La diversità dei materiali ci mostra anche l’evoluzione delle tecniche di ripresa digitali.

Non so se sia un’evoluzione o un’involuzione. le cose vanno in una direzione e il cinema deve relazionarsi con questi materiali che vanno dal cellulare al 4K. Proprio qui a Pesaro, l’anno scorso, parlando con gli altri registi, ho capito che era una riflessione necessaria.

Il suo percorso nasce dall’arte contemporanea, poi si avvicina al cinema. La Mostra di Pesaro è stata importante in questo processo, anche per costruire una rete di autori che fanno sperimentazione?

Il mio avvicinamento al cinema è degli ultimi 5/6 anni.
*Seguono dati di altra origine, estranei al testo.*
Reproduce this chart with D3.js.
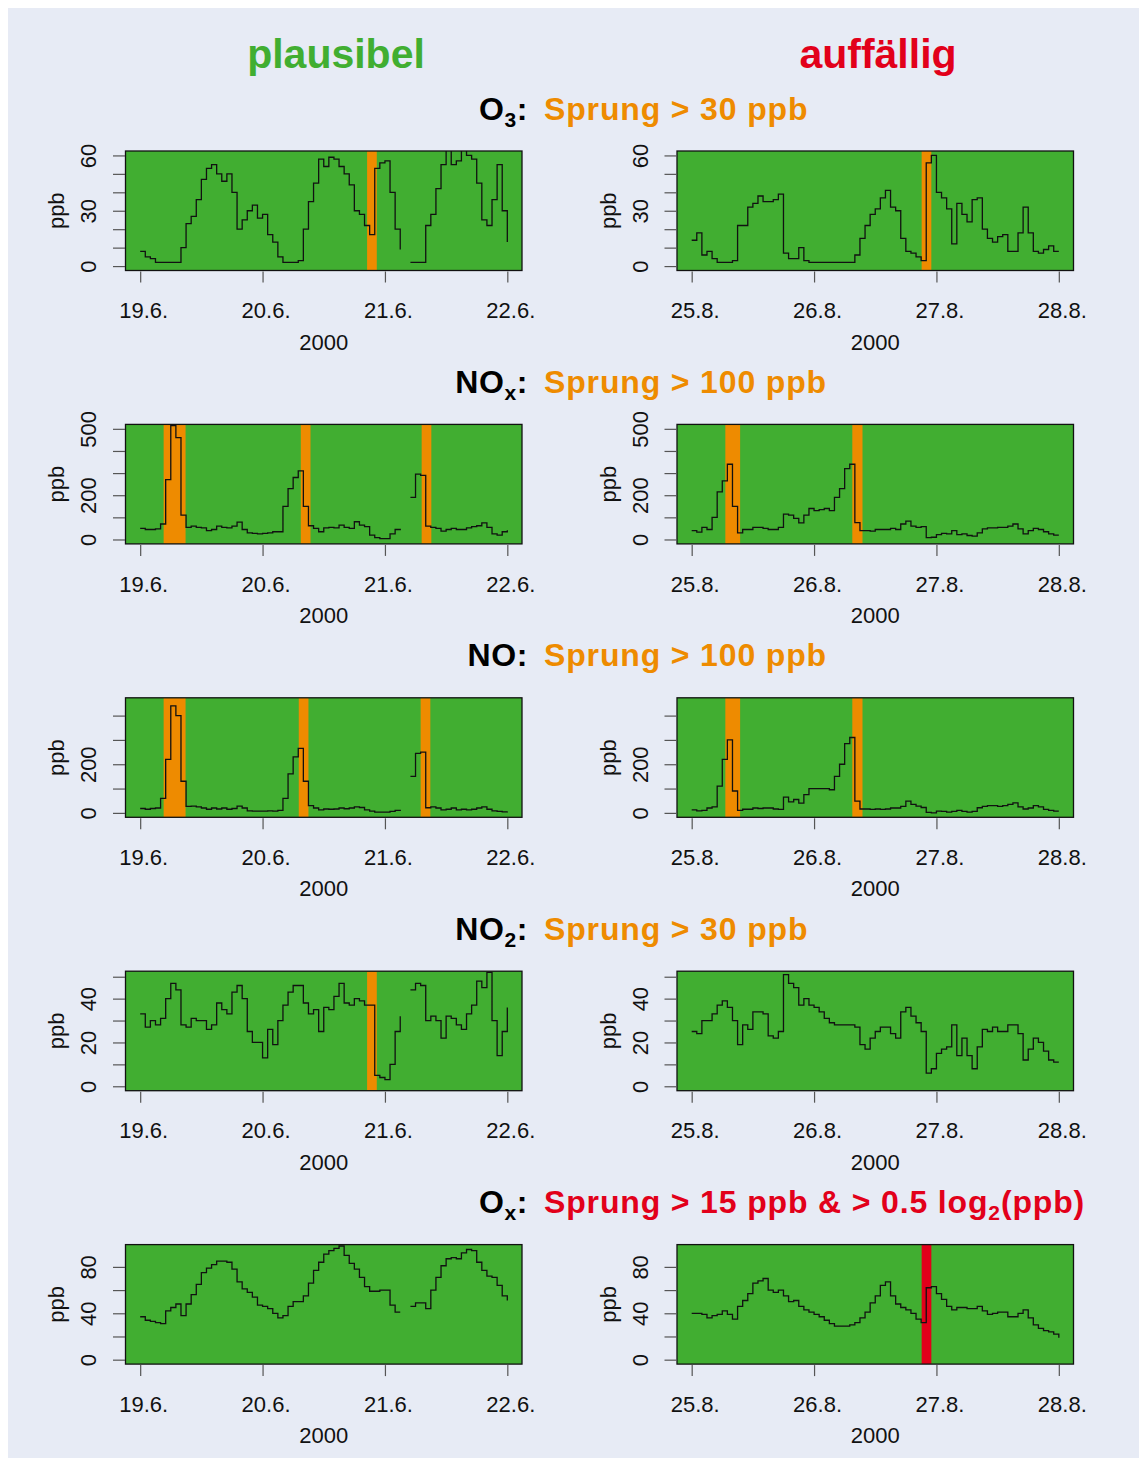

Pesaro è stato importante per poter parlare di cinema in un certo modo, cosa che nel contesto dell’arte contemporanea non riuscivo a fare. Dipende molto anche dal singolo mettersi in relazione e costruire una rete, con Federico Francioni ad esempio (autore di The First Shot, ndr) abbiamo iniziato a parlare della possibilità di distribuire il cinema sperimentale. In Italia ci sono poche occasioni, il cinema ha delegato al mondo dell’arte che però non è pronto a cogliere queste opere. Non siamo più negli anni ‘90 quando i giovani artisti venivano messi sotto i riflettori, oggi con la crisi economica il collezionismo è declinato. Ma è importante mostrare questi esperimenti che sono il punto di partenza per il rinnovamento anche del cinema tradizionale. Sarà un lavoro molto lungo, se riusciremo ad aprire la strada a quelli che verranno dopo di noi, sarà già qualcosa.

Come pensa che si possa distribuire questo tipo di cinema? A Pesaro se ne è parlato anche in una tavola rotonda.

Tra noi il dialogo prosegue via internet. In Italia ci sono tante realtà piccole non legate alle sale tradizionali che possono e vogliono ospitare questi film, a questo si deve affiancare una distribuzione online. Spero che l’anno prossimo qui a Pesaro si possa affrontare la questione da un punto di vista più pragmatico. I media mainstream dovrebbero dare uno spazio, magari anche piccolo, a questo tipo di cinema, per contribuire a un’educazione dello sguardo del pubblico. All’estero ci sono molte più possibilità, in Canada ad esempio esiste un sistema distributivo finanziato con soldi pubblici, totalmente non profit, che si occupa di archiviazione e conservazione del cinema di ricerca e della videoarte, mantiene i contatti con i festival internazionali, digitalizza tutti i lavori mettendoli a disposizione online con una password.

Come mai ha deciso di tornare in Italia dopo l’esperienza all’estero?

Dovunque si vada, bisogna lottare. Sono tornato a Ravenna per gli affetti e per la cultura, cose che, invecchiando, diventano più importanti. In Italia ci sono tantissime energie, esiste una comunità di artisti e musicisti.